USC Annenberg Associate Professor Sandy Tolan has already published two books: Me and Hank, A Boy and His Hero 25 Years Later, an exploration of race and sports in America; and The Lemon Tree: An Arab, a Jew, and the Heart of the Middle East, which was a finalist for a National Book Critics Circle award, and which won Booklist's "Top of the List" award in nonfiction, and the Christopher Award for works "affirming the highest values of the human spirit."
Tolan recently had two excerpts from his new book, forthcoming from Bloomsbury press in 2014. The book's working title is Children of the Stones. Parts of the book were just excerpted in Granta and Al Jazeera.

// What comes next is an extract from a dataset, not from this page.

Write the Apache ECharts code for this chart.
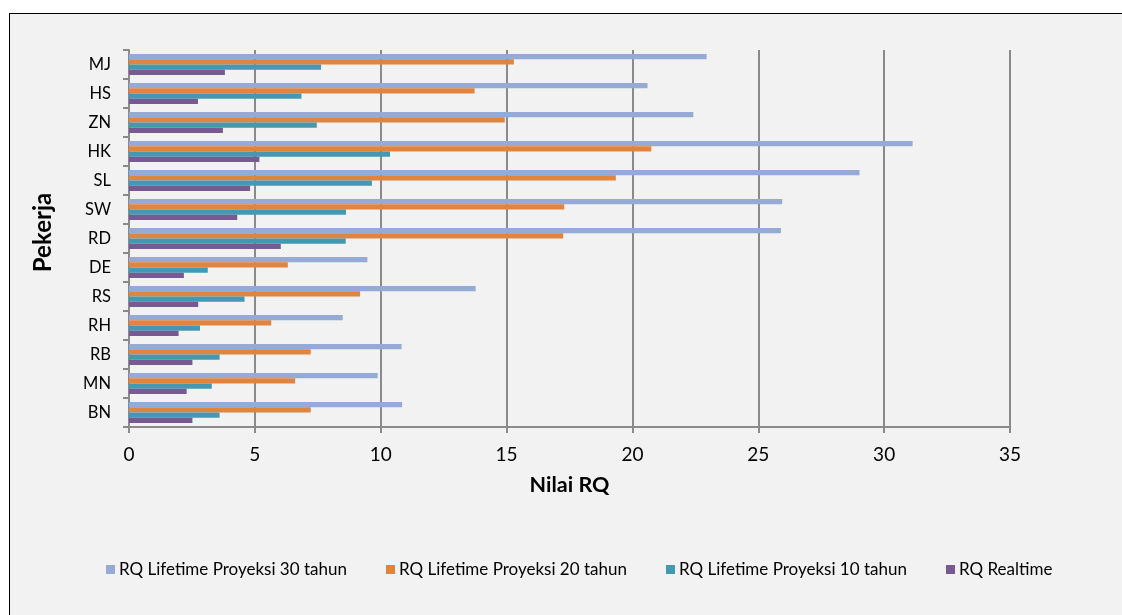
<!DOCTYPE html>
<html>
<head>
<meta charset="utf-8">
<script src="https://cdn.jsdelivr.net/npm/echarts@6/dist/echarts.min.js"></script>
<style>
  html, body { margin: 0; padding: 0; width: 1122px; height: 615px; overflow: hidden; background: #ffffff; }
  #frame { position: absolute; left: 9px; top: 13px; width: 1200px; height: 700px; border: 1px solid #000; background: #f2f2f2; }
  #chart { position: absolute; left: 0; top: 0; width: 1122px; height: 615px; }
</style>
</head>
<body>
<div id="frame"></div>
<div id="chart"></div>
<script>
// Workers, listed bottom to top as on the category axis
const categories = ['BN', 'MN', 'RB', 'RH', 'RS', 'DE', 'RD', 'SW', 'SL', 'HK', 'ZN', 'HS', 'MJ'];

// RQ values per worker
const rq30 = [10.85, 9.88, 10.83, 8.49, 13.77, 9.47, 25.90, 25.95, 29.02, 31.13, 22.42, 20.60, 22.95];
const rq20 = [7.22, 6.60, 7.22, 5.65, 9.18, 6.31, 17.25, 17.29, 19.34, 20.75, 14.93, 13.73, 15.29];
const rq10 = [3.60, 3.29, 3.60, 2.82, 4.59, 3.13, 8.61, 8.62, 9.65, 10.37, 7.46, 6.85, 7.63];
const rqRealtime = [2.52, 2.29, 2.52, 1.97, 2.75, 2.18, 6.03, 4.30, 4.81, 5.18, 3.73, 2.74, 3.81];

const seriesNames = [
  'RQ Lifetime Proyeksi 30 tahun',
  'RQ Lifetime Proyeksi 20 tahun',
  'RQ Lifetime Proyeksi 10 tahun',
  'RQ Realtime'
];
const seriesData = [rq30, rq20, rq10, rqRealtime];
const colors = ['#95aad4', '#e08540', '#4399b1', '#765a91'];

const xTicks = { min: 0, max: 35, interval: 5 };

const FONT = 'Lato, "Open Sans", sans-serif';
const AXIS_GRAY = '#8a8a8a';

const chart = echarts.init(document.getElementById('chart'), null, { renderer: 'canvas' });

// one legend block per series so each entry sits on its own slot
const legendLefts = [106, 386, 666, 946];

chart.setOption({
  animation: false,
  color: colors,
  textStyle: { fontFamily: FONT, color: '#000' },
  grid: { left: 129, right: 112, top: 50, bottom: 188, containLabel: false },
  legend: seriesNames.map((name, i) => ({
    data: [name],
    left: legendLefts[i],
    top: 561,
    padding: 0,
    itemWidth: 9,
    itemHeight: 9,
    itemGap: 0,
    icon: 'rect',
    textStyle: { fontFamily: FONT, fontSize: 17, color: '#000', padding: [0, 0, 0, -1] }
  })),
  xAxis: {
    type: 'value',
    min: xTicks.min,
    max: xTicks.max,
    interval: xTicks.interval,
    name: 'Nilai RQ',
    nameLocation: 'middle',
    nameGap: 47,
    nameTextStyle: { fontFamily: FONT, fontSize: 21.5, fontWeight: 'bold', color: '#000' },
    axisLine: { show: true, lineStyle: { color: AXIS_GRAY, width: 2 } },
    axisTick: { show: true, length: 6, lineStyle: { color: AXIS_GRAY, width: 2 } },
    axisLabel: { fontFamily: FONT, fontSize: 19, color: '#000', margin: 18 },
    splitLine: { show: true, lineStyle: { color: AXIS_GRAY, width: 2 } }
  },
  yAxis: {
    type: 'category',
    data: categories,
    name: 'Pekerja',
    nameLocation: 'middle',
    nameGap: 74,
    nameRotate: 90,
    nameTextStyle: { fontFamily: FONT, fontSize: 24, fontWeight: 'bold', color: '#000', padding: [0, 0, 0, 12] },
    axisLine: { show: true, lineStyle: { color: AXIS_GRAY, width: 2 } },
    axisTick: { show: true, length: 6, lineStyle: { color: AXIS_GRAY, width: 2 } },
    axisLabel: { fontFamily: FONT, fontSize: 16.5, color: '#000', margin: 18 },
    splitLine: { show: false }
  },
  series: seriesNames.map((name, i) => ({
    name: name,
    type: 'bar',
    data: seriesData[i],
    barGap: '0%',
    barCategoryGap: '28%',
    itemStyle: { color: colors[i] }
  }))
});
</script>
</body>
</html>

Tolan said: "My book centers around the story of Ramzi Aburedwan, a former child of a West Bank refugee camp who confronted an occupying Israeli army during the first Palestinian intifada, and later got an education, mastered an instrument, dreamed of creating a music school for the children of Palestine, and inspired scores of others to work with him to pursue that dream. Today Al Kamandjati (Arabic for the Violinist) serves hundreds of Palestinian children. "Ramzi has transformed not only his life, his destiny, but that of many many many other people," the renowned Israeli conductor and pianist Daniel Barenboim said. "This is an extraordinary collection of children all over Palestine that have all been inspired and opened to the beauty of life. "Children of the Stones is about what a small group of people can do to create profound change in the lives of children. Theirs is a story about music, violence, and a dream of liberation. It's about life amid checkpoints and military occupation, a growing movement of nonviolent resistance, the past and future of collaboration across the Israeli-Palestinian divide, the challenge of confronting religious extremism, the potential of music to help children understand their lives in a new way, and the struggle of one young musician to master a musical instrument. Above all, this is a story about the transformative power of music in a land of war and occupation."